Khorasan leader a skilled al Qaeda fighter, fundraiser
In the days leading up to September 11, 2001, only a handful of al Qaeda operatives outside of Osama bin Laden knew about the impending attacks on the United States.
One of them was named Muhsin al-Fadhli, a 20-year-old from Kuwait who U.S. officials said was a close confidant of the terror network's notorious leader.
Now 13 years later, al-Fadhli has emerged as the leader of Khorasan, a group of al Qaeda veterans that was nearing "the execution phase of an attack either in Europe" or the U.S., according to the Pentagon.
That is why, on the same night that U.S. and Arab allies carried out more than 200 airstrikes against ISIS, the U.S. alone launched strikes against eight Khorasan targets in northwestern Syria, Pentagon officials said.
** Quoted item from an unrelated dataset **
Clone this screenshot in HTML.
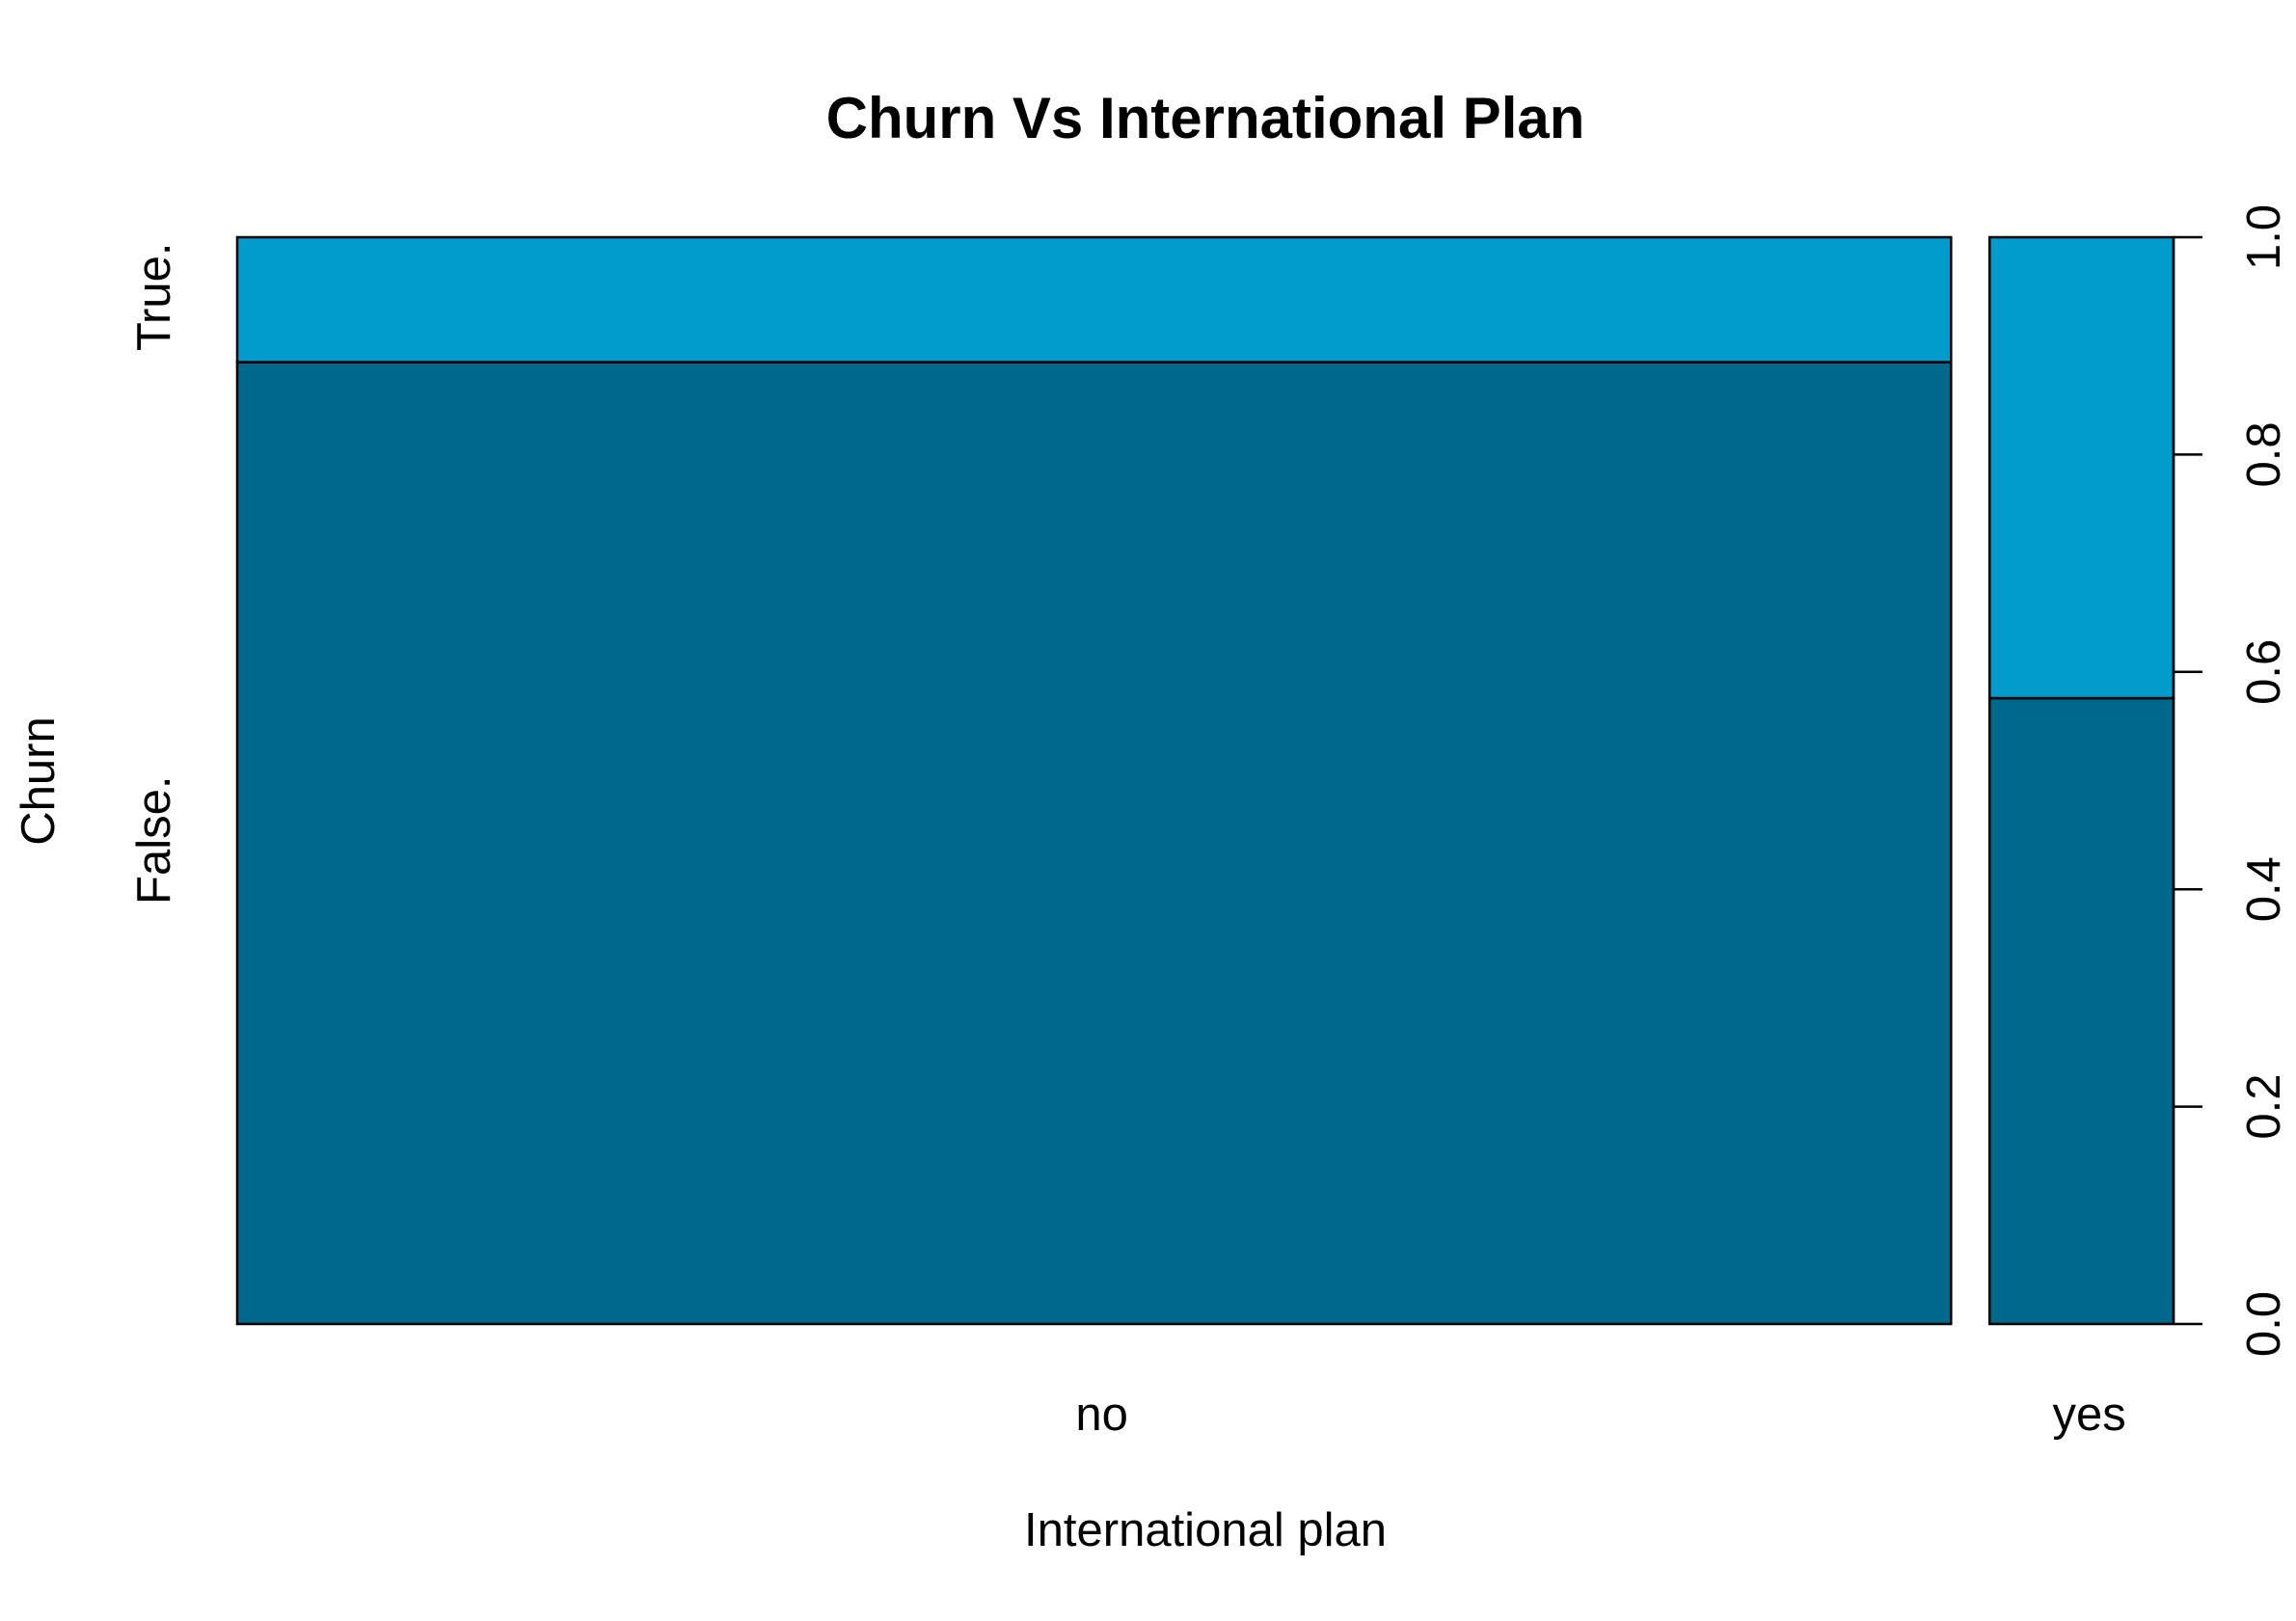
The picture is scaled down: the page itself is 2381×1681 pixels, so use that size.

CBS News correspondent Bob Orr reports that on Twitter, jihadis are claiming that al-Fadhli died in the bombings but officials could not confirm who may have been killed. The State Department offered a $7 million bounty for information leading to al-Fadhli, who is on the U.S. list of most wanted terrorists.
Katherine Zimmerman, a senior analyst at American Enterprise Institute and expert on al Qaeda, says al-Fadhli was a seasoned fighter who rose quickly through the terror network's ranks; by 2011, he was heading up al-Qaeda's Iran-based network.
"He is what I consider to be a core al Qaeda member," Zimmerman told CBS News. "He was within that inner circle."
According to the United Nations, al-Fadhli has proven to be a skilled fundraiser for terrorist operations and had strong ties to al-Qaeda leader Abu Musab al-Zarqawi.
"He was the bodyguard and second-in-command for a leader in the al Qaeda network and fought for al-Qaeda in the north of Afghanistan," the U.N. reported. "Al-Fadhli also fought against Russian forces in Chechnya, where he trained in the use of firearms, anticraft guns and explosives. Al-Fadhli was a facilitator connected with the al-Zarqawi groups in Iraq, providing support to fighters there."
Al-Fadhli has kept a relatively low profile recently but the group he leads has long been on the U.S. radar. Officials told CBS News that Khorasan has a mandate directly from al Qaeda's central command in Pakistan, sent into Syria with bomb-making experts from the terror network's affiliate in Yemen, to try and plot attacks against the U.S. and Western allies.
According to the State Department, al-Fadhli was convicted in 2003 and sentenced to five years in prison for providing funding for terrorist activities and military training in Afghanistan. In 2005, Saudi authorities placed him on their list of wanted terrorists in connection with a series of al Qaeda attacks in that country. That same year, the U.S. sanctioned al-Fadhli, designating him as someone who supports terrorists or terrorist acts.
In 2012, the U.S. accused al-Fadhli of tapping his network of Kuwaiti jihadist donors to move fighters and money through Turkey to support al-Qaeda-affiliated militants in Syria. The State Department also said he was "believed likely to continue moving experienced al Qaeda operatives to reinforce and gain influence" in Europe, North Africa, and Syria.